VERIFICATION OF X‐RAY COMPUTED TOMOGRAPHY FOR ADDITIVE MANUFACTURING DIMENSIONAL & SURFACE TEXTURE METROLOGY AND DEPLOYMENT TO INTERNAL GEOMETRY MEASUREMENT

Additive manufacturing (AM) possesses many advantages over conventional subtractive manufacturing techniques, including construction of highly complex geometries, shortened delivery cycle and reduced material waste. AM has found many applications in key industry sectors, particularly in aerospace and healthcare. However, many technical barriers hinder the uptake of AM. Two major challenges are poor surface roughness and a lack of dimensional accuracy. X‐ray computed tomography (XCT) is currently the only valid inspection tool that can non‐destructively measure AM internal dimension and surface texture. This thesis aims to verify XCT’s capability in dimensional and surface texture measurement by comparing it to the well-established metrology techniques.

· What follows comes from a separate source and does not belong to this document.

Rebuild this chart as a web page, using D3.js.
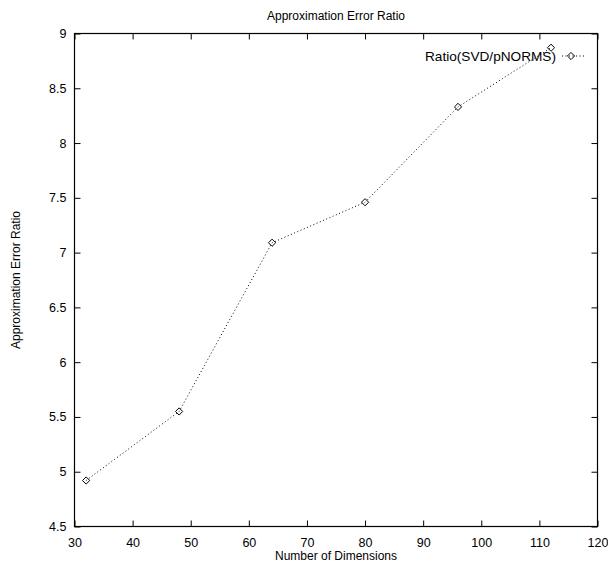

Furthermore, XCT will be employed to measure dimensional deviation and surface texture of internal geometries produced by selective laser melting (SLM).

The results show that XCT beam hardening corrections aid in obtaining accurate inner dimensions, but may also reduce the accuracy of external dimensions. it is necessary to ensure that these methods are based on an accurate reconstruction volume.

it is found that the XCT result is usually more blurred than the FVM result due to its limited resolution. The rougher the surface, the closer the XCT result to the FVM. XCT can capture deep valleys and re‐entrant features without the line‐of‐sight constraint. The local iterative surface determination is superior to the ISO 50 method.

The diameter and volume of the internal channels are all smaller than the nominals at every inclination angle due to the dross formation, the staircase effect and the laser spot size. The diameter and volume of 45° and 54° are the smallest mainly due to the staircase effect, whereas the shape deformations are most severe at 0° and 51°. At a small inclination angle, the effect of dross formation outweighs the staircase effect.

The cube channels are used to evaluate surface texture variation regarding the inclination angle. The main factor affecting surface roughness is the staircase effect, rather than the particles. XCT results are closer to FVM results on the waviness surface; on the particle surface, XCT captures only part of particle features – mainly large‐size particles – depending on the specific resolution. The inner surface and the outer surface share similar change trends in response to the inclination angle.